Exclude the pictures and reproduce the remaining data exactly as written.

# # # #

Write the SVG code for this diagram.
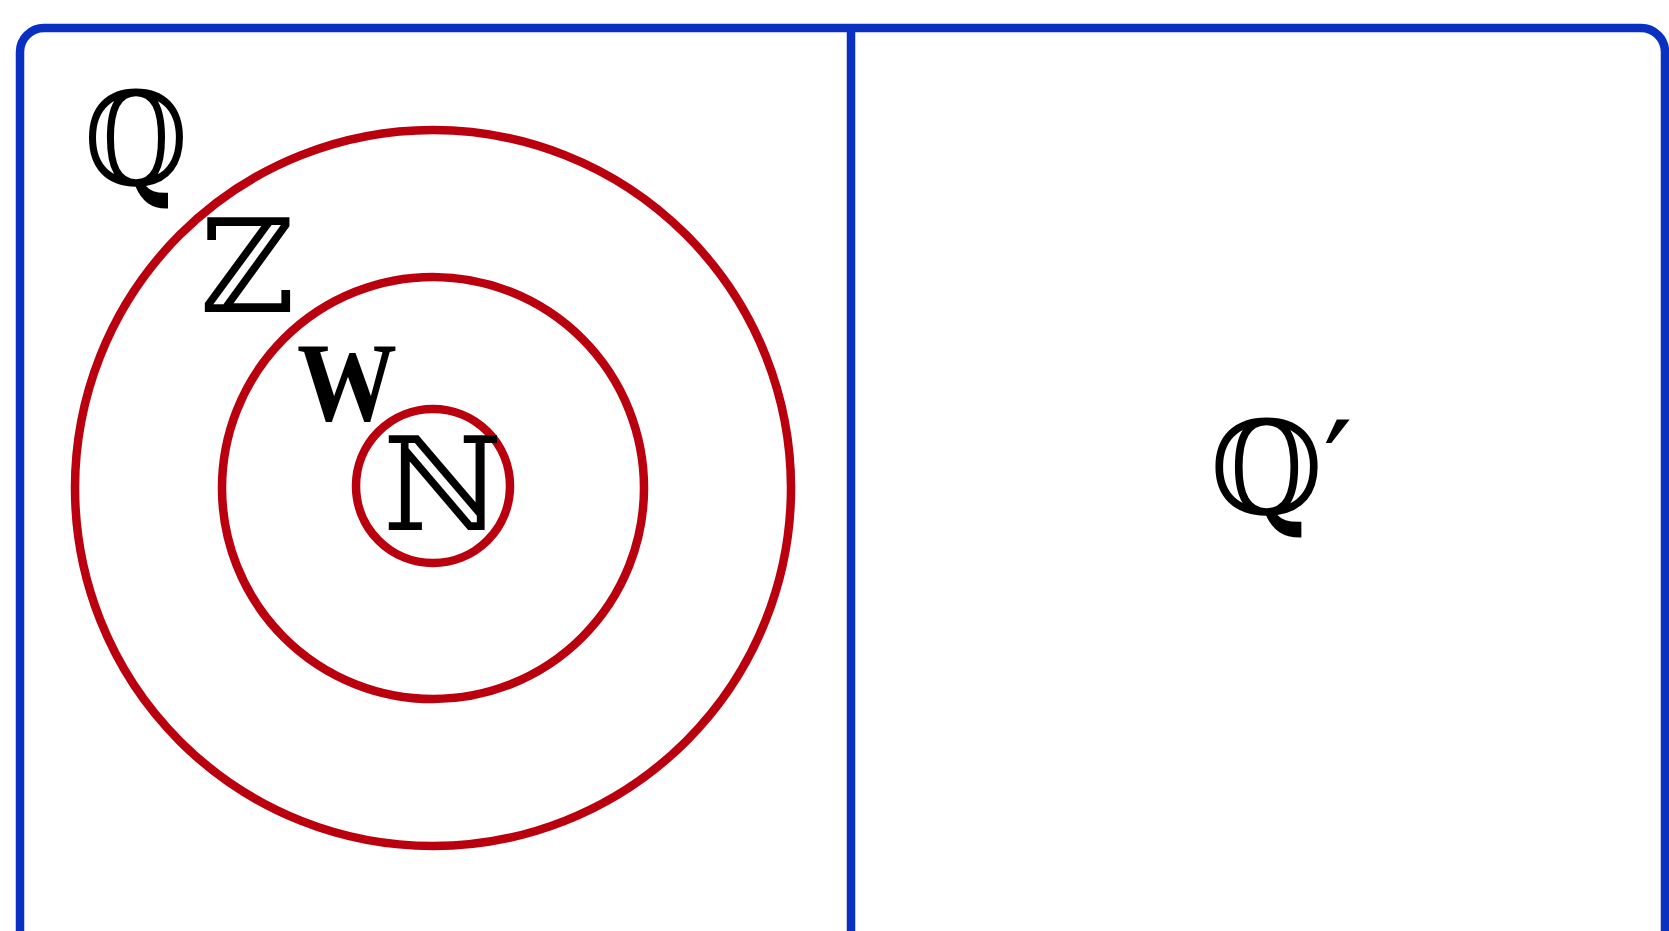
<svg xmlns="http://www.w3.org/2000/svg" width="1669" height="931" viewBox="0 0 1669 931">
<style>
.frame{fill:none;stroke:#0a30c2;stroke-width:8.5}
.ring{fill:none;stroke:#ba000e;stroke-width:8.5}
.ds{font-family:"DejaVu Serif","Liberation Serif",serif;font-size:130px;fill:#000}
.bw{font-family:"Liberation Serif",serif;font-weight:bold;font-size:112px;fill:#000}
</style>
<rect width="1669" height="931" fill="#fff"/>
<g id="frame">
<rect class="frame" x="20" y="28" width="1645" height="930" rx="24"/>
<line class="frame" x1="851" y1="28" x2="851" y2="931"/>
</g>
<g id="Q">
<circle class="ring" cx="433" cy="488" r="358"/>
<text class="ds" x="84" y="185" transform="translate(84 0) scale(0.92 1) translate(-84 0)">ℚ</text>
</g>
<g id="Z">
<circle class="ring" cx="433" cy="488" r="211"/>
<text class="ds" x="200" y="312">ℤ</text>
</g>
<g id="W">
<text class="bw" x="297" y="420" textLength="100" lengthAdjust="spacingAndGlyphs">W</text>
</g>
<g id="N">
<circle class="ring" cx="433" cy="486" r="77"/>
<text class="ds" x="383" y="530">ℕ</text>
</g>
<g id="Qprime">
<text class="ds" x="1210" y="514">ℚ′</text>
</g>
</svg>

# # # #

#### [Complete response]
Write the SVG code for this diagram.
<svg xmlns="http://www.w3.org/2000/svg" width="1669" height="931" viewBox="0 0 1669 931">
<style>
.frame{fill:none;stroke:#0a30c2;stroke-width:8.5}
.ring{fill:none;stroke:#ba000e;stroke-width:8.5}
.ds{font-family:"DejaVu Serif","Liberation Serif",serif;font-size:130px;fill:#000}
.bw{font-family:"Liberation Serif",serif;font-weight:bold;font-size:112px;fill:#000}
</style>
<rect width="1669" height="931" fill="#fff"/>
<g id="frame">
<rect class="frame" x="20" y="28" width="1645" height="930" rx="24"/>
<line class="frame" x1="851" y1="28" x2="851" y2="931"/>
</g>
<g id="Q">
<circle class="ring" cx="433" cy="488" r="358"/>
<text class="ds" x="84" y="185" transform="translate(84 0) scale(0.92 1) translate(-84 0)">ℚ</text>
</g>
<g id="Z">
<circle class="ring" cx="433" cy="488" r="211"/>
<text class="ds" x="200" y="312">ℤ</text>
</g>
<g id="W">
<text class="bw" x="297" y="420" textLength="100" lengthAdjust="spacingAndGlyphs">W</text>
</g>
<g id="N">
<circle class="ring" cx="433" cy="486" r="77"/>
<text class="ds" x="383" y="530">ℕ</text>
</g>
<g id="Qprime">
<text class="ds" x="1210" y="514">ℚ′</text>
</g>
</svg>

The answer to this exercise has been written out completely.